Et dire qu’à l’origine, Bruno Gagné ne devait même pas rester dans District 31 à long terme…
«Luc [Dionne, l’auteur] voulait qu’aucun.e comédien.ne de 30 vies ne reste dans District 31. C’est Fabienne [Larouche] et Michel [Trudeau], les producteurs, qui ont insisté, en disant que j’étais un rassembleur, que j’étais bien préparé, que je travaillais bien… Ils ont tellement insisté que Luc a fini par accepter. Au début, le personnage s’appelait Bruno Gauvin et, en cours de route, est devenu Bruno Gagné. Le reste fait partie de l’histoire. Bruno aurait pu simplement venir régler l’histoire de l’enlèvement du petit Théo Gagnon [la toute première intrigue d’enquête de District 31, NDLR] en début de saison, et repartir. Mais je suis resté, j’ai développé une chimie avec le personnage de Vincent [Guillaume Otis, alias Patrick Bissonnette]…»

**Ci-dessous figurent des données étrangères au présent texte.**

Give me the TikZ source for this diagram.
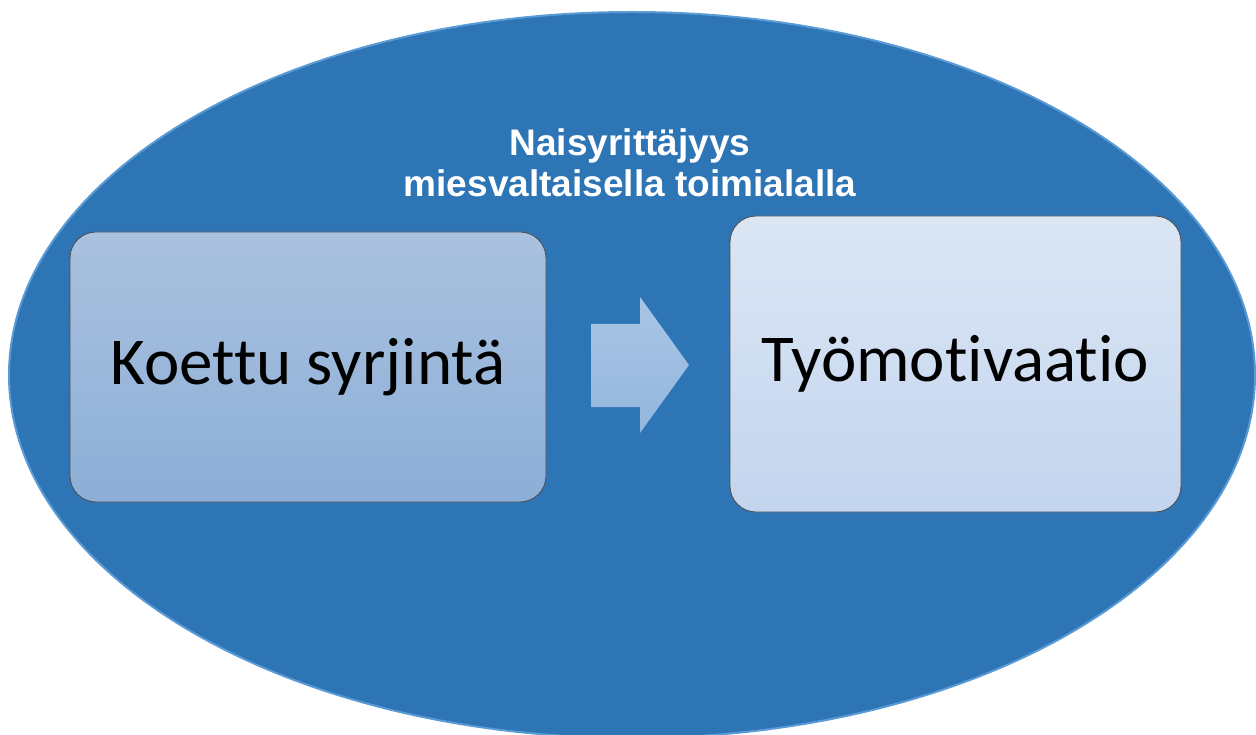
\documentclass[tikz,border=0pt]{standalone}
\usepackage{fontspec}
\setmainfont{Carlito}[Ligatures=NoCommon]
\newfontfamily\titlefont{Liberation Sans}
\definecolor{ovalblue}{HTML}{2E75B6}
\definecolor{ovaledge}{HTML}{5B9BD5}
\definecolor{boxAtop}{HTML}{AAC1DF}
\definecolor{boxAbot}{HTML}{8CAFD7}
\definecolor{boxBtop}{HTML}{DBE6F4}
\definecolor{boxBbot}{HTML}{C3D5EE}
\definecolor{arrtop}{HTML}{A9C5E5}
\definecolor{arrbot}{HTML}{93B6DD}
\begin{document}
\begin{tikzpicture}[x=1pt,y=-1pt]
            \tikzstyle{laatikko}=[draw=black!70,line width=0.8pt,rounded corners=26pt,font=\fontsize{67}{72}\selectfont,text=black]
            \useasboundingbox (0,0) rectangle (1256,735);
            \clip (0,0) rectangle (1256,735);
            \fill[ovalblue,draw=ovaledge,line width=2pt] (632,375) ellipse [x radius=623pt, y radius=363pt];
            \node[white,align=center,font=\titlefont\bfseries\fontsize{37}{41}\selectfont] (otsikko) at (630,163) {Naisyrittäjyys\\miesvaltaisella toimialalla};
            \node[laatikko,top color=boxAtop,bottom color=boxAbot,minimum width=476pt,minimum height=270pt] (syrjinta) at (308,367) {Koettu syrjintä};
            \node[laatikko,top color=boxBtop,bottom color=boxBbot,minimum width=451pt,minimum height=296pt] (motivaatio) at (955.5,364) {Työmotivaatio};
            \shade[top color=arrtop,bottom color=arrbot] (591,324) -- (640,324) -- (640,297) -- (689,365) -- (640,433) -- (640,407) -- (591,407) -- cycle;
        \end{tikzpicture}
\end{document}
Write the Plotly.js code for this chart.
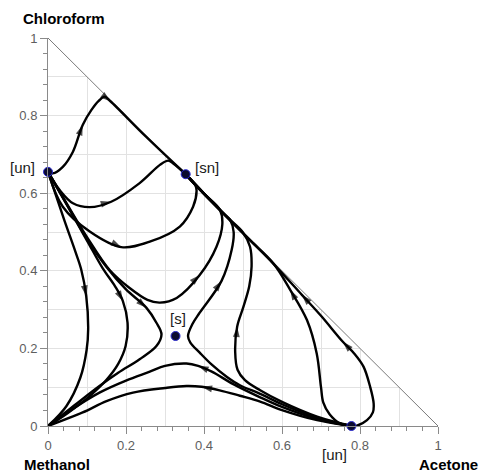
<!DOCTYPE html>
<html>
<head>
<meta charset="utf-8">
<script src="https://cdn.plot.ly/plotly-3.0.1.min.js"></script>
<style>html,body{margin:0;padding:0;background:#fff;}#chart{width:480px;height:472px;}</style>
</head>
<body>
<div id="chart"></div>
<script>
// ---- residue curves (x = Acetone, y = Chloroform), ordered along the flow ----
const a1X = [0, 0.012, 0.038, 0.064, 0.089, 0.111, 0.130, 0.145, 0.160, 0.250, 0.353];
const a1Y = [0.655, 0.651, 0.668, 0.707, 0.776, 0.814, 0.838, 0.849, 0.837, 0.747, 0.649];
const a1Arrows = [4, 8];

const a2X = [0, 0.030, 0.064, 0.107, 0.162, 0.235, 0.287, 0.308, 0.322, 0.353];
const a2Y = [0.655, 0.608, 0.574, 0.564, 0.578, 0.626, 0.673, 0.684, 0.676, 0.649];
const a2Arrows = [4];

const a3X = [0, 0.038, 0.107, 0.188, 0.261, 0.338, 0.372, 0.381, 0.378, 0.353];
const a3Y = [0.655, 0.565, 0.501, 0.461, 0.475, 0.514, 0.565, 0.606, 0.620, 0.649];
const a3Arrows = [3];

const b2X = [0, 0.050, 0.100, 0.158, 0.210, 0.255, 0.287, 0.330, 0.389, 0.432, 0.447, 0.441, 0.400, 0.353];
const b2Y = [0.655, 0.570, 0.487, 0.402, 0.355, 0.325, 0.318, 0.330, 0.389, 0.462, 0.520, 0.557, 0.599, 0.649];
const b2Arrows = [8];

const c1X = [0, 0.042, 0.070, 0.085, 0.098, 0.103, 0.099, 0.083, 0.047, 0];
const c1Y = [0.655, 0.530, 0.450, 0.404, 0.335, 0.250, 0.196, 0.125, 0.051, 0];
const c1Arrows = [4];

const c2X = [0, 0.050, 0.100, 0.140, 0.172, 0.192, 0.204, 0.199, 0.180, 0.150, 0.107, 0.050, 0];
const c2Y = [0.655, 0.567, 0.478, 0.407, 0.360, 0.322, 0.266, 0.206, 0.160, 0.119, 0.077, 0.033, 0];
const c2Arrows = [5];

const c3X = [0, 0.050, 0.100, 0.150, 0.200, 0.252, 0.278, 0.291, 0.278, 0.235, 0.180, 0.132, 0.060, 0];
const c3Y = [0.655, 0.568, 0.482, 0.410, 0.352, 0.305, 0.266, 0.236, 0.206, 0.172, 0.137, 0.103, 0.047, 0];
const c3Arrows = [5];

const d1X = [0.778, 0.690, 0.600, 0.544, 0.492, 0.458, 0.420, 0.389, 0.365, 0.359, 0.370, 0.389, 0.445, 0.471, 0.476, 0.467, 0.452, 0.400, 0.353];
const d1Y = [0, 0.021, 0.056, 0.083, 0.105, 0.127, 0.158, 0.189, 0.215, 0.232, 0.262, 0.292, 0.374, 0.454, 0.500, 0.531, 0.546, 0.599, 0.649];
const d1Arrows = [12];

const e1X = [0.778, 0.690, 0.600, 0.544, 0.475, 0.420, 0.385, 0.355, 0.300, 0.261, 0.200, 0.132, 0.060, 0];
const e1Y = [0, 0.018, 0.049, 0.074, 0.108, 0.140, 0.155, 0.161, 0.155, 0.140, 0.117, 0.086, 0.042, 0];
const e1Arrows = [6];

const e2X = [0.778, 0.690, 0.600, 0.544, 0.492, 0.440, 0.394, 0.355, 0.300, 0.218, 0.150, 0.089, 0];
const e2Y = [0, 0.015, 0.041, 0.063, 0.078, 0.092, 0.101, 0.103, 0.098, 0.086, 0.064, 0.035, 0];
const e2Arrows = [6];

const f1X = [0.778, 0.690, 0.600, 0.544, 0.505, 0.486, 0.480, 0.485, 0.501, 0.516, 0.522, 0.518, 0.499, 0.463, 0.400, 0.353];
const f1Y = [0, 0.024, 0.062, 0.092, 0.118, 0.145, 0.190, 0.256, 0.307, 0.360, 0.411, 0.462, 0.500, 0.535, 0.599, 0.649];
const f1Arrows = [7];

const g1X = [0.778, 0.749, 0.722, 0.706, 0.700, 0.689, 0.664, 0.621, 0.578, 0.520, 0.460, 0.400, 0.353];
const g1Y = [0, 0.006, 0.030, 0.060, 0.100, 0.187, 0.273, 0.351, 0.419, 0.477, 0.537, 0.598, 0.648];
const g1Arrows = [7];

const g2X = [0.778, 0.792, 0.818, 0.833, 0.835, 0.826, 0.809, 0.785, 0.756, 0.700, 0.651, 0.580, 0.500, 0.420, 0.353];
const g2Y = [0, 0.001, 0.015, 0.035, 0.058, 0.101, 0.153, 0.187, 0.217, 0.284, 0.338, 0.416, 0.497, 0.578, 0.648];
const g2Arrows = [8, 10];

// ---- singular points ----
const ptX = [0, 0.353, 0.327, 0.778];
const ptY = [0.655, 0.649, 0.232, 0];
const ptLabels = ['[un]', '[sn]', '[s]', '[un]'];
const ptLabelShift = [[-26, 4], [21, 7], [2, 17], [-17, -28]];

const tickVals = [0, 0.2, 0.4, 0.6, 0.8, 1];
const axisNames = {top: 'Chloroform', left: 'Methanol', right: 'Acetone'};

const curves = [
  [a1X, a1Y, a1Arrows], [a2X, a2Y, a2Arrows], [a3X, a3Y, a3Arrows],
  [b2X, b2Y, b2Arrows], [c1X, c1Y, c1Arrows], [c2X, c2Y, c2Arrows], [c3X, c3Y, c3Arrows],
  [d1X, d1Y, d1Arrows], [e1X, e1Y, e1Arrows], [e2X, e2Y, e2Arrows],
  [f1X, f1Y, f1Arrows], [g1X, g1Y, g1Arrows], [g2X, g2Y, g2Arrows]
];

const FONT = 'Liberation Sans, Arial, Helvetica, sans-serif';
const traces = [];
// empty trace that carries the overlay (grid) axes
traces.push({type: 'scatter', x: [], y: [], xaxis: 'x2', yaxis: 'y2', showlegend: false, hoverinfo: 'skip'});

curves.forEach(([xs, ys, arr]) => {
  traces.push({
    type: 'scatter', mode: 'lines+markers', x: xs, y: ys,
    line: {color: '#000', width: 2.4, shape: 'spline', smoothing: 1},
    marker: {symbol: 'arrow', angleref: 'previous', color: '#000',
             size: xs.map((_, i) => arr.includes(i) ? 11 : 0), line: {width: 0}},
    cliponaxis: false, showlegend: false, hoverinfo: 'skip'
  });
});

traces.push({
  type: 'scatter', mode: 'markers', x: ptX, y: ptY,
  marker: {color: '#0b0b2e', size: 9, line: {color: '#2a2ad0', width: 1}},
  cliponaxis: false, showlegend: false, hoverinfo: 'skip'
});

const annotations = ptLabels.map((t, i) => ({
  x: ptX[i], y: ptY[i], xref: 'x', yref: 'y', text: t, showarrow: false,
  xshift: ptLabelShift[i][0], yshift: ptLabelShift[i][1],
  xanchor: 'center', yanchor: 'middle', font: {family: FONT, size: 15, color: '#1a1a1a'}
}));
annotations.push(
  {text: axisNames.top, xref: 'paper', yref: 'paper', x: 0.041, y: 1.049, showarrow: false,
   xanchor: 'center', yanchor: 'middle', font: {family: FONT, size: 15, color: '#000', weight: 'bold'}},
  {text: axisNames.left, xref: 'paper', yref: 'paper', x: 0.022, y: -0.1, showarrow: false,
   xanchor: 'center', yanchor: 'middle', font: {family: FONT, size: 15, color: '#000', weight: 'bold'}},
  {text: axisNames.right, xref: 'paper', yref: 'paper', x: 1.026, y: -0.1, showarrow: false,
   xanchor: 'center', yanchor: 'middle', font: {family: FONT, size: 15, color: '#000', weight: 'bold'}}
);

const mainAxis = {
  range: [0, 1], tickvals: tickVals, ticks: 'outside', ticklen: 7, tickcolor: '#8a8a8a', tickwidth: 1,
  showline: true, linecolor: '#8a8a8a', linewidth: 1, showgrid: false, zeroline: false,
  tickfont: {family: FONT, size: 13, color: '#5e5e5e'},
  minor: {dtick: 0.04, tick0: 0, ticks: 'outside', ticklen: 4, tickcolor: '#8a8a8a', showgrid: false},
  fixedrange: true
};
const gridAxis = {
  range: [0, 1], dtick: 0.1, tick0: 0, showgrid: true, gridcolor: '#e2e2e2', gridwidth: 1,
  ticks: '', showticklabels: false, showline: false, zeroline: false, fixedrange: true
};

const layout = {
  width: 480, height: 472,
  margin: {l: 48, r: 42, t: 38, b: 46},
  paper_bgcolor: '#fff', plot_bgcolor: '#fff',
  showlegend: false, hovermode: false,
  xaxis: Object.assign({}, mainAxis, {anchor: 'y'}),
  yaxis: Object.assign({}, mainAxis, {anchor: 'x'}),
  xaxis2: Object.assign({}, gridAxis, {overlaying: 'x', anchor: 'y2'}),
  yaxis2: Object.assign({}, gridAxis, {overlaying: 'y', anchor: 'x2'}),
  shapes: [
    {type: 'path', xref: 'x', yref: 'y', path: 'M 0 1 L 1 1 L 1 0 Z',
     fillcolor: '#fff', line: {width: 0}, layer: 'between'},
    {type: 'line', xref: 'x', yref: 'y', x0: 0, y0: 1, x1: 1, y1: 0,
     line: {color: '#7a7a7a', width: 1}, layer: 'between'}
  ],
  annotations: annotations
};

Plotly.newPlot('chart', traces, layout, {displayModeBar: false, staticPlot: true});
</script>
</body>
</html>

«Je n’aurais jamais pu avoir un meilleur personnage que ça. Il y avait tellement de viande autour de l’os! Il n’y a pas une journée où je me suis levé en me disant que ç’allait être plate de tourner District 31. Bruno a tellement vécu d’affaires…»
«Et on arrête au bon moment, a ajouté Michel Charette. On est au sommet. Les gens sont encore attachés à nous, nous aiment, ont de l’affection pour nous. La boucle se boucle de belle façon.»
Privilégié
Michel Charette ne tient rien pour acquis. Il s’amuse comme un petit fou dans son métier et savoure chaque seconde des contrats qui le font vibrer, en gardant les deux pieds sur terre. Il sait trop bien que la gloire et la réussite ont parfois un caractère éphémère. D’où l’importance, maintient-il, de diversifier ses terrains de jeux.
«Ça peut finir demain matin. Je suis conscient de ça depuis le premier jour de ma carrière. Il n’y a jamais rien d’acquis. Je suis toujours la dernière affaire que j’ai faite. On est au Québec, et le star-système n’existe pas. Dès qu’on pense avoir percé, c’est toujours à recommencer. Il faut constamment refaire nos preuves. Même après 30 ans de carrière, les gens peuvent nous signifier qu’ils nous ont assez vus et qu’ils préfèrent quelqu’un d’autre. Mais je suis content, car je fais beaucoup de choses: de la télé, du cinéma, du stand-up, des galas… Il faut répartir nos projets.»
«En ce moment, je suis privilégié. Ça marche, tout va bien. Je touche du bois…»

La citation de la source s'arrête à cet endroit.